◆ Source data:
****************

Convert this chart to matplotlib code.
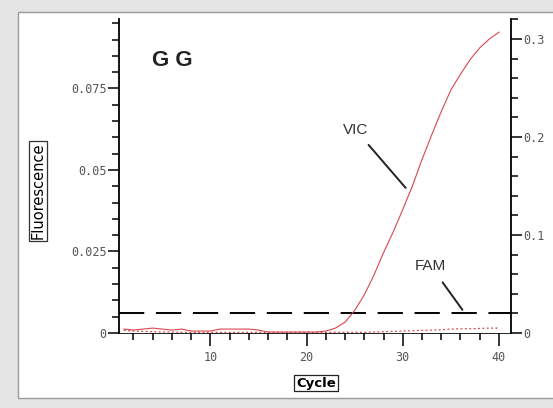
import numpy as np
import matplotlib.pyplot as plt
from matplotlib.patches import Rectangle
from matplotlib.ticker import MultipleLocator, FixedLocator

# qPCR amplification, sample GG
cycles = np.arange(1, 41)
# VIC on the right axis
vic = [0.004, 0.003, 0.004, 0.005, 0.004, 0.003, 0.004, 0.002, 0.002, 0.002,
       0.004, 0.004, 0.004, 0.004, 0.003, 0.001, 0.001, 0.001, 0.001, 0.001,
       0.001, 0.002, 0.005, 0.011, 0.023, 0.039, 0.059, 0.082, 0.103, 0.126,
       0.150, 0.177, 0.202, 0.226, 0.248, 0.264, 0.279, 0.291, 0.300, 0.307]
# FAM on the left axis
fam = [0.0008, 0.0006, 0.0005, 0.0004, 0.0003, 0.0003, 0.0002, 0.0002, 0.0002, 0.0002,
       0.0002, 0.0002, 0.0002, 0.0002, 0.0002, 0.0002, 0.0002, 0.0002, 0.0002, 0.0002,
       0.0002, 0.0002, 0.0002, 0.0002, 0.0002, 0.0002, 0.0003, 0.0004, 0.0005, 0.0006,
       0.0007, 0.0008, 0.0009, 0.0010, 0.0012, 0.0013, 0.0013, 0.0014, 0.0015, 0.0015]
threshold = 0.0061

left_ticks = [0, 0.025, 0.05, 0.075]
left_labels = ['0', '0.025', '0.05', '0.075']
right_ticks = [0, 0.1, 0.2, 0.3]
right_labels = ['0', '0.1', '0.2', '0.3']
x_ticks = [10, 20, 30, 40]

W, H = 553, 408
fig = plt.figure(figsize=(W/100, H/100), dpi=100, facecolor='#e4e4e4')
# white panel with a darker edge, like the instrument window
panel = Rectangle((18/W, 10/H), 1.0, (H - 22)/H, transform=fig.transFigure,
                  facecolor='white', edgecolor='#9a9a9a', lw=1.0, zorder=-5)
fig.add_artist(panel)

ax = fig.add_axes([119/W, 75/H, (511 - 119)/W, (333 - 19)/H])
ax.set_facecolor('none')
ax2 = ax.twinx()

ax.set_xlim(0.5, 41.25)
ax.set_ylim(0, 0.0963)
ax2.set_ylim(0, 0.3204)

red = '#d8474f'
ax2.plot(cycles, vic, color=red, lw=0.8)
ax.plot(cycles, fam, color=red, lw=0.9, ls=(0, (1.5, 2)))
ax.axhline(threshold, color='black', lw=1.4, dashes=(13, 6))

for a in (ax, ax2):
    a.spines['top'].set_visible(False)
    for s in a.spines.values():
        s.set_linewidth(1.3)
ax.spines['right'].set_visible(False)
ax2.spines['left'].set_visible(False)
ax2.spines['bottom'].set_visible(False)
ax.spines['bottom'].set_linewidth(0.6)

mono = {'family': 'DejaVu Sans Mono', 'size': 8.5}
ax.set_yticks(left_ticks)
ax.set_yticklabels(left_labels, fontdict=mono, color='#555555')
ax.yaxis.set_minor_locator(MultipleLocator(0.005))
ax2.set_yticks(right_ticks)
ax2.set_yticklabels(right_labels, fontdict=mono, color='#555555')
ax2.yaxis.set_minor_locator(MultipleLocator(0.02))
ax.set_xticks(x_ticks)
ax.set_xticklabels([str(t) for t in x_ticks], fontdict=mono, color='#555555')
ax.xaxis.set_minor_locator(FixedLocator(np.arange(2, 41, 2)))

ax.tick_params(axis='y', which='major', length=8, width=1.1, pad=1)
ax.tick_params(axis='y', which='minor', length=5, width=1.1)
ax2.tick_params(axis='y', which='major', length=8, width=1.1, pad=1)
ax2.tick_params(axis='y', which='minor', length=5, width=1.1)
ax.tick_params(axis='x', which='major', length=9, width=1.1, pad=4)
ax.tick_params(axis='x', which='minor', length=5, width=1.1)

ax.text(6.0, 0.0837, 'G G', fontsize=16, fontweight='bold', family='Liberation Sans',
        ha='center', va='center', color='#222222')
ax.annotate('VIC', xy=(30.3, 0.0445), xytext=(25.1, 0.0623), fontsize=11,
            family='Liberation Sans', ha='center', va='center', color='#333333',
            arrowprops=dict(arrowstyle='-', color='#222222', lw=1.4, shrinkA=5, shrinkB=0))
ax.annotate('FAM', xy=(36.2, 0.0071), xytext=(32.9, 0.0206), fontsize=11,
            family='Liberation Sans', ha='center', va='center', color='#333333',
            arrowprops=dict(arrowstyle='-', color='#222222', lw=1.4, shrinkA=6, shrinkB=0))

fig.text(38/W, 1 - 191/H, 'Fluorescence', rotation=90, fontsize=10.5,
         ha='center', va='center',
         bbox=dict(boxstyle='square,pad=0.12', facecolor='white', edgecolor='#333333', lw=0.9))
fig.text(316/W, 1 - 383/H, 'Cycle', fontsize=9.5, fontweight='bold',
         ha='center', va='center',
         bbox=dict(boxstyle='square,pad=0.15', facecolor='white', edgecolor='#222222', lw=0.9))

fig.savefig('out.png', dpi=100, facecolor=fig.get_facecolor())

****************

◆ Written exercise:
Pictures are excluded: retype only the lines from the beginning of the listing above through the line with "x_ticks = [10, 20, 30, 40]", both included.

◆ Exercise answer:
Convert this chart to matplotlib code.
import numpy as np
import matplotlib.pyplot as plt
from matplotlib.patches import Rectangle
from matplotlib.ticker import MultipleLocator, FixedLocator

# qPCR amplification, sample GG
cycles = np.arange(1, 41)
# VIC on the right axis
vic = [0.004, 0.003, 0.004, 0.005, 0.004, 0.003, 0.004, 0.002, 0.002, 0.002,
       0.004, 0.004, 0.004, 0.004, 0.003, 0.001, 0.001, 0.001, 0.001, 0.001,
       0.001, 0.002, 0.005, 0.011, 0.023, 0.039, 0.059, 0.082, 0.103, 0.126,
       0.150, 0.177, 0.202, 0.226, 0.248, 0.264, 0.279, 0.291, 0.300, 0.307]
# FAM on the left axis
fam = [0.0008, 0.0006, 0.0005, 0.0004, 0.0003, 0.0003, 0.0002, 0.0002, 0.0002, 0.0002,
       0.0002, 0.0002, 0.0002, 0.0002, 0.0002, 0.0002, 0.0002, 0.0002, 0.0002, 0.0002,
       0.0002, 0.0002, 0.0002, 0.0002, 0.0002, 0.0002, 0.0003, 0.0004, 0.0005, 0.0006,
       0.0007, 0.0008, 0.0009, 0.0010, 0.0012, 0.0013, 0.0013, 0.0014, 0.0015, 0.0015]
threshold = 0.0061

left_ticks = [0, 0.025, 0.05, 0.075]
left_labels = ['0', '0.025', '0.05', '0.075']
right_ticks = [0, 0.1, 0.2, 0.3]
right_labels = ['0', '0.1', '0.2', '0.3']
x_ticks = [10, 20, 30, 40]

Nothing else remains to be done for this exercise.